Back to reality with a bump – crap rescue posters fail to change the world.
I came back from the wildlife rescue centre in Sussex on a strange high.
Yes, I’d seen death and suffering but I’d also seen a lot of life and recovery. I felt good about the likes of Trevor and his team who were out there and making a difference and I also felt good because… seeing all that suffering made me feel more in touch with….something…. I had, if only briefly, a finer sense of what mattered: to be in tune with other beings, to care about something other than my waistline, to live more fully because of it.
A flowering of compassion.
But then I came back to London….
Beep, beeeeep ‘get out of the fahcking way!!’.
A strange and worrying thing happened…very perceptibly, almost overnight, I began closing down. My petals folded in and around me – and within 24 hours I was concerned with very personal issues (Martin your hairline IS important, EVERYONE CARES ABOUT YOUR HAIR) and less about other things (those animals are in a nice FOREST, they are FAR AWAY, its all NATURAL..)
I don’t blame London for this, I don’t blame myself even, I blame…well, human-nature. We let the small things overshadow the big things
How does that work exactly?
If my country was being destroyed by aliens and someone came and nicked my yoghurt, in that moment I’d be more upset about my yoghurt than my country. It was RASPBERRY FLAVOUR!!

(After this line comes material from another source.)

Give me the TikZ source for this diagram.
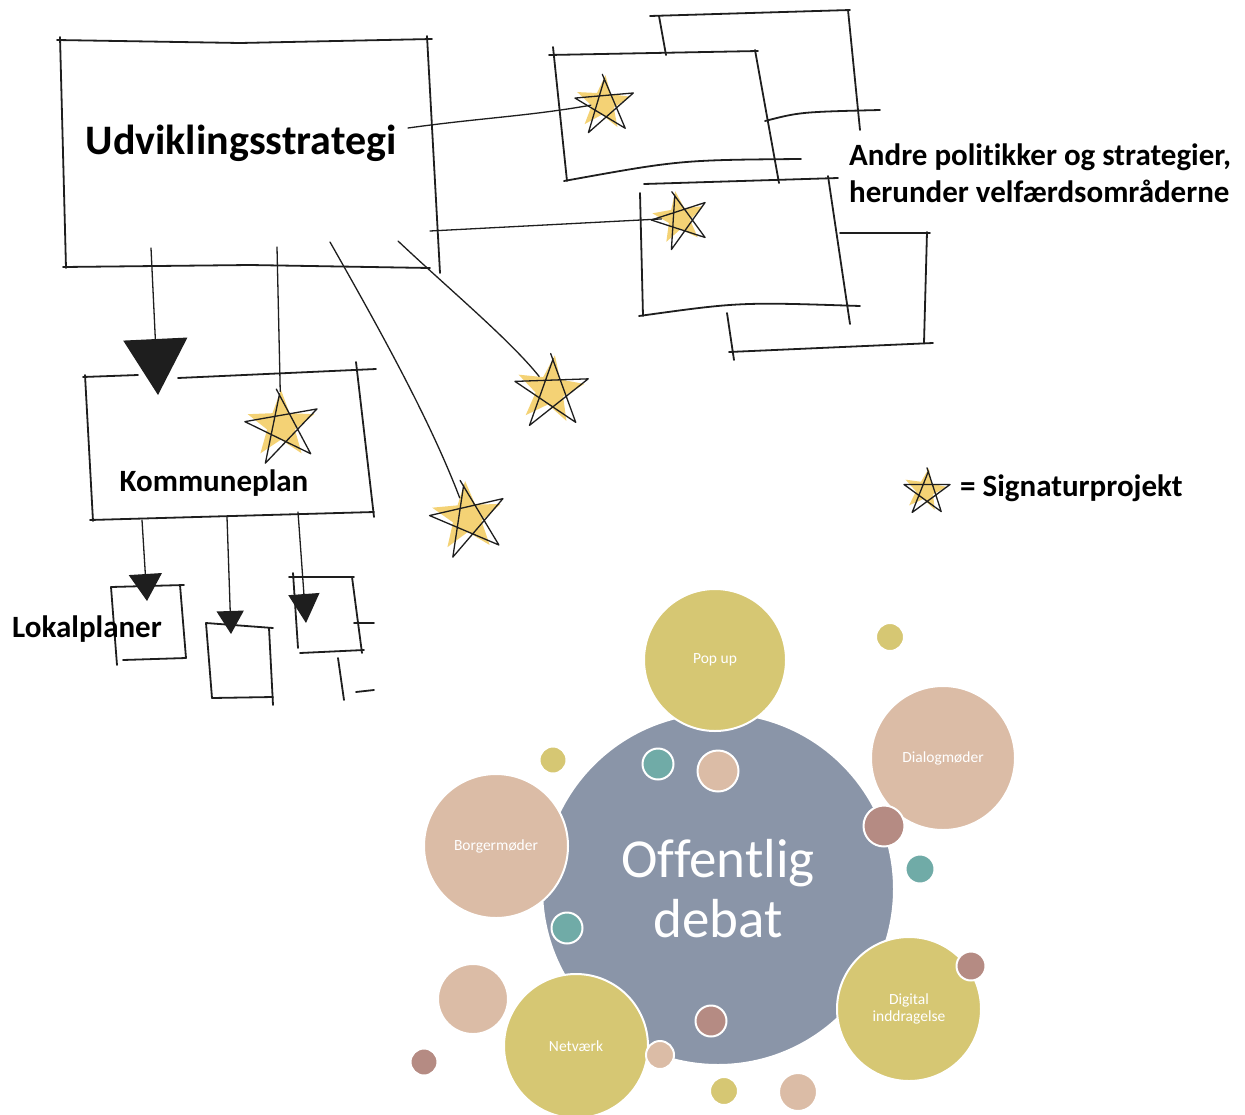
\documentclass[tikz,border=0pt]{standalone}
\usepackage{fontspec}
\setmainfont{Carlito}[Ligatures=NoCommon]
\usetikzlibrary{shapes.geometric,arrows.meta}
\definecolor{ink}{HTML}{1E1E1E}
\definecolor{stargold}{HTML}{F3CE66}
\definecolor{slate}{HTML}{8A95A8}
\definecolor{olive}{HTML}{D6C773}
\definecolor{peach}{HTML}{DBBCA6}
\definecolor{mauve}{HTML}{B58B83}
\definecolor{tealc}{HTML}{70ABA7}
\tikzset{
  hand/.style={draw=ink, line width=1.8pt, line cap=round, line join=round},
  thin hand/.style={draw=ink, line width=1.3pt, line cap=round, line join=round},
  starfill/.style={star, star points=5, star point ratio=2.4, fill=stargold, fill opacity=0.9, draw=none, inner sep=0pt},
  starline/.style={draw=ink, line width=1.3pt, line cap=round, line join=round},
  lab/.style={font=\bfseries\fontsize{31}{37}\selectfont, text=black, inner sep=0pt},
  bub/.style={circle, draw=white, line width=2pt, inner sep=0pt},
  blab/.style={text=white, font=\fontsize{15.5}{17}\selectfont, align=center},
}
\newcommand\sketchstar[5]{%
  \node[starfill, minimum size=#4*2pt, rotate=#5] (#1) at (#2,#3) {};
  \draw[starline, shift={(#2+2,#3+2)}, rotate=#5+10]
    (-90:{#4*1.1}) -- (54:{#4*1.1}) -- (198:{#4*1.1}) -- (342:{#4*1.1}) -- (126:{#4*1.15}) -- (-86:{#4*0.95});
}
\begin{document}
\begin{tikzpicture}[x=1pt,y=-1pt]
\useasboundingbox (0,0) rectangle (1245,1114);
\fill[white] (0,0) rectangle (1245,1114);

% ---------- Udviklingsstrategi box ----------
\draw[hand] (57,40) -- (240,43) -- (432,39);
\draw[hand] (60,37) -- (66,268);
\draw[hand] (427,36) -- (440,273);
\draw[hand] (63,267) -- (250,265) -- (430,268);
\node[lab, font=\bfseries\fontsize{42}{46}\selectfont] (udv) at (241,143) {Udviklingsstrategi};

% ---------- upper right boxes ----------
% back box B
\draw[hand] (650,16) -- (850,10);
\draw[hand] (659,16) -- (666,55);
\draw[hand] (848,10) -- (860,130);
\draw[hand] (765,121) .. controls (800,112) .. (880,110);
% front box A
\draw[hand] (549,55) -- (758,51);
\draw[hand] (553,47) -- (567,181);
\draw[hand] (564,181) .. controls (680,160) .. (801,159);
\draw[hand] (755,50) -- (779,183);
% back box D
\draw[hand] (840,233) -- (930,233);
\draw[hand] (927,232) -- (924,343);
\draw[hand] (729,352) -- (933,343);
\draw[hand] (727,313) -- (734,360);
% front box C
\draw[hand] (644,184) -- (838,178);
\draw[hand] (640,193) -- (643,316);
\draw[hand] (639,316) .. controls (740,302) .. (860,306);
\draw[hand] (828,176) -- (850,324);

\node[lab, align=left, anchor=west] (andre) at (849,173) {Andre politikker og strategier,\\herunder velfærdsområderne};

% ---------- stars ----------
\sketchstar{s1}{603}{103}{28}{-5}
\sketchstar{s2}{679}{218}{27}{8}
\sketchstar{sK}{281}{425}{35}{0}
\sketchstar{s3}{550}{390}{35}{-8}
\sketchstar{s4}{467}{517}{36}{3}

\coordinate (u-a) at (408,128);
\coordinate (u-b) at (430,231);
\draw[thin hand] (u-a) .. controls (480,118) and (530,116) .. (s1);
\draw[thin hand] (u-b) -- (s2);

% ---------- Kommuneplan ----------
\draw[hand] (83,377) -- (138,375);
\draw[hand] (178,378) -- (376,369);
\draw[hand] (85,375) -- (93,521);
\draw[hand] (90,520) -- (374,512);
\draw[hand] (356,362) -- (374,517);
\node[lab] (komm) at (214,483) {Kommuneplan};

\coordinate (k-in) at (151,248);
\coordinate (k-tip) at (158,395);
\draw[thin hand, -{Triangle[length=56pt,width=64pt]}] (k-in) -- (k-tip);
\coordinate (sk-in) at (277,247);
\draw[thin hand] (sk-in) -- (sK);
\coordinate (s4-in) at (330,242);
\draw[thin hand] (s4-in) .. controls (380,330) and (430,420) .. (s4);
\coordinate (s3-in) at (398,241);
\draw[thin hand] (s3-in) .. controls (450,290) and (510,340) .. (s3);

% ---------- Lokalplaner ----------
% L1
\draw[hand] (111,587) -- (184,585);
\draw[hand] (111,587) -- (117,665);
\draw[hand] (123,660) -- (186,658);
\draw[hand] (180,585) -- (186,658);
% L2
\draw[hand] (206,623) -- (273,628);
\draw[hand] (206,623) -- (212,698);
\draw[hand] (212,698) -- (273,697);
\draw[hand] (269,628) -- (273,705);
% L3
\draw[hand] (289,577) -- (354,577);
\draw[hand] (293,573) -- (298,648);
\draw[hand] (300,653) -- (364,650);
\draw[hand] (352,577) -- (362,653);
\draw[hand] (354,623) -- (374,623);
\draw[hand] (338,658) -- (344,700);
\draw[hand] (356,692) -- (374,690);

\coordinate (l1-in) at (142,520);
\coordinate (l1-tip) at (147,601);
\draw[thin hand, -{Triangle[length=27pt,width=33pt]}] (l1-in) -- (l1-tip);
\coordinate (l2-in) at (227,517);
\coordinate (l2-tip) at (231,634);
\draw[thin hand, -{Triangle[length=23pt,width=27pt]}] (l2-in) -- (l2-tip);
\coordinate (l3-in) at (298,512);
\coordinate (l3-tip) at (306,623);
\draw[thin hand, -{Triangle[length=29pt,width=31pt]}] (l3-in) -- (l3-tip);

\node[lab] (lokal) at (87,629) {Lokalplaner};

% ---------- legend ----------
\sketchstar{sL}{925}{490}{22}{-10}
\node[lab, anchor=west] (legend) at (960,488) {= Signaturprojekt};

% ---------- bubbles ----------
\node[bub, fill=slate, minimum size=352pt, text=white, font=\fontsize{55}{60}\selectfont, align=center] (deb) at (718,889) {Offentlig\\debat};
\node[bub, fill=olive, minimum size=142pt, blab] (popup) at (715,660) {Pop up};
\node[bub, fill=peach, minimum size=144pt, blab] (dialog) at (943,758) {Dialogmøder};
\node[bub, fill=peach, minimum size=144pt, blab] (borger) at (496,846) {Borgermøder};
\node[bub, fill=olive, minimum size=144pt, blab] (digital) at (909,1009) {Digital\\inddragelse};
\node[bub, fill=olive, minimum size=144pt, blab] (netv) at (576,1046) {Netværk};

\node[bub, fill=olive, minimum size=28pt] (d1) at (890,637) {};
\node[bub, fill=olive, minimum size=27pt] (d2) at (553,760) {};
\node[bub, fill=tealc, minimum size=31pt] (d3) at (658,764) {};
\node[bub, fill=peach, minimum size=41pt] (d4) at (718,771) {};
\node[bub, fill=mauve, minimum size=41pt] (d5) at (884,826) {};
\node[bub, fill=tealc, minimum size=29pt] (d6) at (920,869) {};
\node[bub, fill=tealc, minimum size=31pt] (d7) at (567,928) {};
\node[bub, fill=mauve, minimum size=29pt] (d8) at (971,966) {};
\node[bub, fill=peach, minimum size=70pt] (d9) at (473,999) {};
\node[bub, fill=mauve, minimum size=31pt] (d10) at (711,1021) {};
\node[bub, fill=peach, minimum size=28pt] (d11) at (660,1055) {};
\node[bub, fill=mauve, minimum size=27pt] (d12) at (424,1062) {};
\node[bub, fill=olive, minimum size=28pt] (d13) at (724,1091) {};
\node[bub, fill=peach, minimum size=38pt] (d14) at (798,1092) {};
\end{tikzpicture}
\end{document}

I think George Elliot said it better when she (yes, George was a ‘she’, that much I remember from my English A-level) gave the metaphor of someone who, wearing glasses, mistakes a dot on their lens for a vast object looming on the horizon.
And when I returned, from where I was standing the end of my nose looked bigger than the whole of Sussex. Why were you rescuing wildlife Martin, when you could have been picking your nose?
My experience of compassion shut-down both intrigued and worried me because it was, in microcosm, what happened to me as a child. I was once alert, compassionate and sensitive to animals. As I got older that softness hardened over with a sooty, weathered shell. I lost touch with my compassion and now I’m wondering why? And here is was, happening all over again.
Furthermore without the help of veterans like Trevor I realised how useless I was. What could I do to help animals RIGHT NOW WITH MY OWN HANDS?
I had to do something. But what? I’d already found that walking around looking for animals in distress didn’t work. Instead I had to do something to make them come to me.
Genius! That was it: I’d make a poster asking if anyone knew of any animals that might be in trouble and offering my help. I had a car, I had a degree and I had a heart. Yes, that wouldn’t look strange at all. So I spent the afternoon with (poor) Ann putting up my posters on all the trees and walls around the immediate Hackney vicinity.
I went home, had some yoghurt and checked my emails.
2 hours later: not a word. The animals would come, I told myself. I sat and waited like a hunter waits for his prey. No, that’s not right.
The next day….still no animal emails.
…and the next….STILL NO ANIMALS!!
But then…. a message came in about a cat:
‘Pussy Riot is Free!! – Avaaz.org’
I would save the pussy!
No Martin, that pussy doesn’t need saving. You must try harder.
And at that, my long soft petals closed in on me a little more.